### Your goal
Search the listing for "matplotlib" and copy every line where it appears.

Records excerpted from a collection
<<<<

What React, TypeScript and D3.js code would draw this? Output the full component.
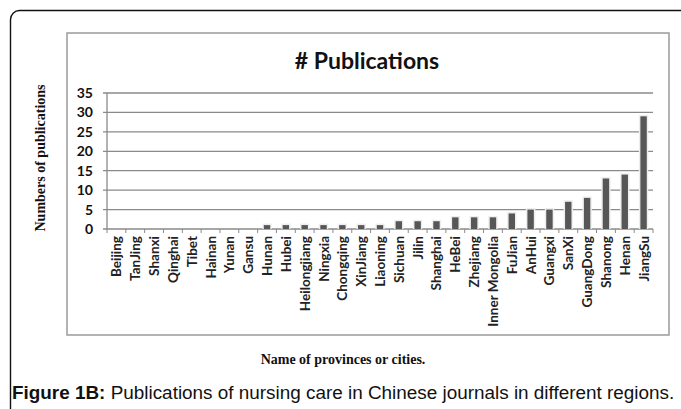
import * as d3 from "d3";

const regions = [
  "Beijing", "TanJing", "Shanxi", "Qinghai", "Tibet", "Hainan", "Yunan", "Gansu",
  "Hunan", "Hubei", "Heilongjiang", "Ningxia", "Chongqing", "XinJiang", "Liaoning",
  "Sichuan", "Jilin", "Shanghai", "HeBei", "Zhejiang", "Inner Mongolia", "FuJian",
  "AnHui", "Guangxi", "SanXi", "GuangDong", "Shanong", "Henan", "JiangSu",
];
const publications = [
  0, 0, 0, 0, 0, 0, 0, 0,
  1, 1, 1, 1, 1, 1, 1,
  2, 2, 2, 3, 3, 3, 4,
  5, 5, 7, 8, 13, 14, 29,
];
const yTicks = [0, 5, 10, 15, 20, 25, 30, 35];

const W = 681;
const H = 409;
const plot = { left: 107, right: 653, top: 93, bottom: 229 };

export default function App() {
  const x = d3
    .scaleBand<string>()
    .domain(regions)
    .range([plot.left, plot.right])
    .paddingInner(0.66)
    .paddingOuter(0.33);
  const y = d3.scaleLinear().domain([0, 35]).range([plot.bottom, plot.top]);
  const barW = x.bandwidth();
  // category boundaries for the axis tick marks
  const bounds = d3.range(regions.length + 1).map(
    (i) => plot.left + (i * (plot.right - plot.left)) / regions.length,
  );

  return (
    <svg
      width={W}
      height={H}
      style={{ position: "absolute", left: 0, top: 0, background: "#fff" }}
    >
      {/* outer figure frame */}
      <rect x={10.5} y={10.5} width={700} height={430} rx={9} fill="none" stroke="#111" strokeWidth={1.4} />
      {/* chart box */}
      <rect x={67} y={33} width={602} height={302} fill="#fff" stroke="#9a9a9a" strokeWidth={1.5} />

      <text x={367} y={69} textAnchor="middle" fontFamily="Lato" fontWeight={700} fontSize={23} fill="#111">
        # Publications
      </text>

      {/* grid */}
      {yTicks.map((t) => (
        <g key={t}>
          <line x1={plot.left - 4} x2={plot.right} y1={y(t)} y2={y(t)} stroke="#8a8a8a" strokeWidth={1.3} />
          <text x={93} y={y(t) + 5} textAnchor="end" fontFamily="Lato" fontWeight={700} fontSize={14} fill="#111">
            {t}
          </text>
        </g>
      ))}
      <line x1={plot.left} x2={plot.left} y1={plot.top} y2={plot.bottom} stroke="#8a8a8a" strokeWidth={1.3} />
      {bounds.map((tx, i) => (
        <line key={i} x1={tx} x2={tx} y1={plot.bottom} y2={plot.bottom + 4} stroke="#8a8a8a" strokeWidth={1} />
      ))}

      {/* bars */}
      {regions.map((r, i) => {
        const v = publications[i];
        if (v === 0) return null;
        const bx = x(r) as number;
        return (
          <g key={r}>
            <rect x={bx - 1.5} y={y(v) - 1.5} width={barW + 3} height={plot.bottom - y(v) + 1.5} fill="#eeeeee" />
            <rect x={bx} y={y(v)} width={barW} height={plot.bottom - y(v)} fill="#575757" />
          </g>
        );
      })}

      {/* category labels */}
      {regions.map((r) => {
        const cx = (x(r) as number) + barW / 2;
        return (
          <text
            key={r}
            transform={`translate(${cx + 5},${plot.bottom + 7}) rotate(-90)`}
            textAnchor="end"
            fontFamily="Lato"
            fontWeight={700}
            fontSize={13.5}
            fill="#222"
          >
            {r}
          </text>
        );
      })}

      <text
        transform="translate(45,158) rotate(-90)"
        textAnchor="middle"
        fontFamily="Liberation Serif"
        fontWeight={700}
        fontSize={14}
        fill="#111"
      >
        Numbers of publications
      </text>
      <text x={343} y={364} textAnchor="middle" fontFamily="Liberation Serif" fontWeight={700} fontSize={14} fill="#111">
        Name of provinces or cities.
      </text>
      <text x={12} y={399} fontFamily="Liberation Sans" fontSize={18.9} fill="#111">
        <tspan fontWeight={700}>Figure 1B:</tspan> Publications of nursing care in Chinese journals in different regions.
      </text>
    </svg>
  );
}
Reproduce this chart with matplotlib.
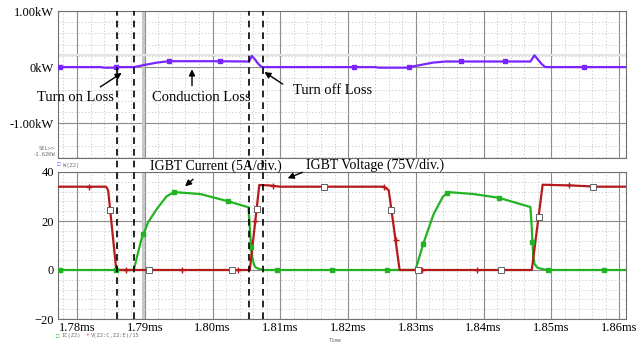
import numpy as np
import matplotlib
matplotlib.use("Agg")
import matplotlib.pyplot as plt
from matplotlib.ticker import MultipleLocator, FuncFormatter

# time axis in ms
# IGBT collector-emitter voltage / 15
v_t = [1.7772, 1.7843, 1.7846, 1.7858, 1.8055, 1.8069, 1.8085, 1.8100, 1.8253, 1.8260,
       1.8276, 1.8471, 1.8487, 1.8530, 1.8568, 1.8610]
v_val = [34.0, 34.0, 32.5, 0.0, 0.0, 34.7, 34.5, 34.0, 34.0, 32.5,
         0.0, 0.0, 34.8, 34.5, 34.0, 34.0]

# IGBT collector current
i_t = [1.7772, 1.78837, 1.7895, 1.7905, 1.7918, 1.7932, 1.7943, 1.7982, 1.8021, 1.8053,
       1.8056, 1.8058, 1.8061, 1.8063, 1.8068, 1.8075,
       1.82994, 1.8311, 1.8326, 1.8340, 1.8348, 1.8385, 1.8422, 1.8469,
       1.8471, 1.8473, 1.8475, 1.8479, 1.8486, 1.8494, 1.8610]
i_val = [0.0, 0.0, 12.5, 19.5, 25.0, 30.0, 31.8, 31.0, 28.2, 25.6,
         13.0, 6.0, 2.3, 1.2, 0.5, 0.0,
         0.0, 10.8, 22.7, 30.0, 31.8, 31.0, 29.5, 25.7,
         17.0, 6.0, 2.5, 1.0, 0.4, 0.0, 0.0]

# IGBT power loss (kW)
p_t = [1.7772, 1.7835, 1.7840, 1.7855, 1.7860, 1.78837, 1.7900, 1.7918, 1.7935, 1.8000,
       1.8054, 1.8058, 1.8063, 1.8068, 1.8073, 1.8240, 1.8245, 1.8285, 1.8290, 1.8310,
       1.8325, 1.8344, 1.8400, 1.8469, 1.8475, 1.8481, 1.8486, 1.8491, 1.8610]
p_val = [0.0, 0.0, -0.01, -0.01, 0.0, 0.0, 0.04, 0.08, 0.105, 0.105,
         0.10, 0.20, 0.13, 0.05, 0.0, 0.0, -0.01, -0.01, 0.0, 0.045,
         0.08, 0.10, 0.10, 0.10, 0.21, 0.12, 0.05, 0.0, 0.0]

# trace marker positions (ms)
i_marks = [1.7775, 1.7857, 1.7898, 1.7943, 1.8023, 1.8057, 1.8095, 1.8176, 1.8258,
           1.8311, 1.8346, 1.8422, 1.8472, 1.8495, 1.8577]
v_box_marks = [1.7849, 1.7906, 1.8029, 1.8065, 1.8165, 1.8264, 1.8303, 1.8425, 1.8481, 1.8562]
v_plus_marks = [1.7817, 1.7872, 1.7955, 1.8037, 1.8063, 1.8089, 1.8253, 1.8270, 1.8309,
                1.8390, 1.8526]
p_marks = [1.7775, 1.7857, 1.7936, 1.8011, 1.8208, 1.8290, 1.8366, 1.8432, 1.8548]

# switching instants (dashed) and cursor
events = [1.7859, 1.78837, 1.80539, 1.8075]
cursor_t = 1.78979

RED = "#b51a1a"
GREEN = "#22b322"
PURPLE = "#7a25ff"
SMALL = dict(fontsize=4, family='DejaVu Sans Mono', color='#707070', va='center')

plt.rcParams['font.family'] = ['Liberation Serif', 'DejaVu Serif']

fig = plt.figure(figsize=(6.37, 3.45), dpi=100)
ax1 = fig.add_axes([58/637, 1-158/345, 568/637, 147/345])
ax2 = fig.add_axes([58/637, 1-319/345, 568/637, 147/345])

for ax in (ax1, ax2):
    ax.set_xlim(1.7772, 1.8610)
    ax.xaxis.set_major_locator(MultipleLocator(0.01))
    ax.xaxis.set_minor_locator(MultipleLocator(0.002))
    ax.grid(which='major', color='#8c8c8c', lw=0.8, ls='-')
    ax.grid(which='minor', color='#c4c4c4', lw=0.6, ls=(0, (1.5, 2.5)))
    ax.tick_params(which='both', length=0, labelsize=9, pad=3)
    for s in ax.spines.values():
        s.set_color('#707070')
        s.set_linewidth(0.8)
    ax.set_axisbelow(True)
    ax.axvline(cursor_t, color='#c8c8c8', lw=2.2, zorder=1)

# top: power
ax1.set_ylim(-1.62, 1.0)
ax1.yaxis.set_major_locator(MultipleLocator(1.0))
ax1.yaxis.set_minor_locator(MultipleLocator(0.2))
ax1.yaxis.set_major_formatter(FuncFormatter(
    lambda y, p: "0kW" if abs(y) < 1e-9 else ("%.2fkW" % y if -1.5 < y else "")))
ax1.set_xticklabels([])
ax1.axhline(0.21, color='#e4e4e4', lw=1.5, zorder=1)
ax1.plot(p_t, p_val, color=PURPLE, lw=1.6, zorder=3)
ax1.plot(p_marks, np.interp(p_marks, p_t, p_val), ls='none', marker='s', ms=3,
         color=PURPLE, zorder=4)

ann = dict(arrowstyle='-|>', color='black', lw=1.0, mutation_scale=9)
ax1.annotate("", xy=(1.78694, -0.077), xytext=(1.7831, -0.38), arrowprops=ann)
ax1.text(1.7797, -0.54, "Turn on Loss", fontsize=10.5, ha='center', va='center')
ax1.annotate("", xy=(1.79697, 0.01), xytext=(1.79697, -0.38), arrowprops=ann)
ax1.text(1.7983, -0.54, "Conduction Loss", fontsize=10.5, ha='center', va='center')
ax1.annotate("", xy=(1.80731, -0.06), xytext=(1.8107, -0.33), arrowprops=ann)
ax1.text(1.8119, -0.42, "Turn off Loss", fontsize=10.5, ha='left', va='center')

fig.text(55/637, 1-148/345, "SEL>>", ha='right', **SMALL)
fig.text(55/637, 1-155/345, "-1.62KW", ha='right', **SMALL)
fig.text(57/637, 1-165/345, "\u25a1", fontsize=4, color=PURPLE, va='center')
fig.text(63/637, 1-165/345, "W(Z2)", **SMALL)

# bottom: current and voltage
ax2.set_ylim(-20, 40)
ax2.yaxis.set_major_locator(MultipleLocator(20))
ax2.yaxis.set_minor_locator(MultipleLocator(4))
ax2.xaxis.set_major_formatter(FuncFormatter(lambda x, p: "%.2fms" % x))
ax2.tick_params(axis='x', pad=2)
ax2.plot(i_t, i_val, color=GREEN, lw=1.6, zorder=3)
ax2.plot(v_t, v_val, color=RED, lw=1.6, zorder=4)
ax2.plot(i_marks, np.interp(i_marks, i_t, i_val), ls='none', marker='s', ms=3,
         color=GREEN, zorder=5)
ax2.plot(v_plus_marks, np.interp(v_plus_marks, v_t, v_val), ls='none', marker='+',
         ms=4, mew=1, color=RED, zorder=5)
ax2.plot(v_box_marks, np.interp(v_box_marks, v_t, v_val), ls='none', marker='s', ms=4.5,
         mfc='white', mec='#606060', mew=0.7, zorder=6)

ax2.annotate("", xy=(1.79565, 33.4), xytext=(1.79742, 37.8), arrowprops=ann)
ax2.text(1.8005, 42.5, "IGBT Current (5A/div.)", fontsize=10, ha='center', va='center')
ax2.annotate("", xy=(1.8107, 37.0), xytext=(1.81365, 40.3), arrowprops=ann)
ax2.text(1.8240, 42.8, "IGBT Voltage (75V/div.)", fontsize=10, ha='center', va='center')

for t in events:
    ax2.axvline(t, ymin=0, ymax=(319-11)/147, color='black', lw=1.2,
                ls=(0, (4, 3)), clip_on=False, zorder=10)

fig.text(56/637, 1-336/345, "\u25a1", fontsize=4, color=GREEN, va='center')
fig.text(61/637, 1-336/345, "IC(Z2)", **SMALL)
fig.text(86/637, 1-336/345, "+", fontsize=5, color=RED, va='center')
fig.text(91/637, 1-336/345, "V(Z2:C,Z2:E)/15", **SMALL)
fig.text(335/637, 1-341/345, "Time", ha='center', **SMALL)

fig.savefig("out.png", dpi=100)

>>>>

### Output of the exercise
Reproduce this chart with matplotlib.
import matplotlib
matplotlib.use("Agg")
import matplotlib.pyplot as plt
from matplotlib.ticker import MultipleLocator, FuncFormatter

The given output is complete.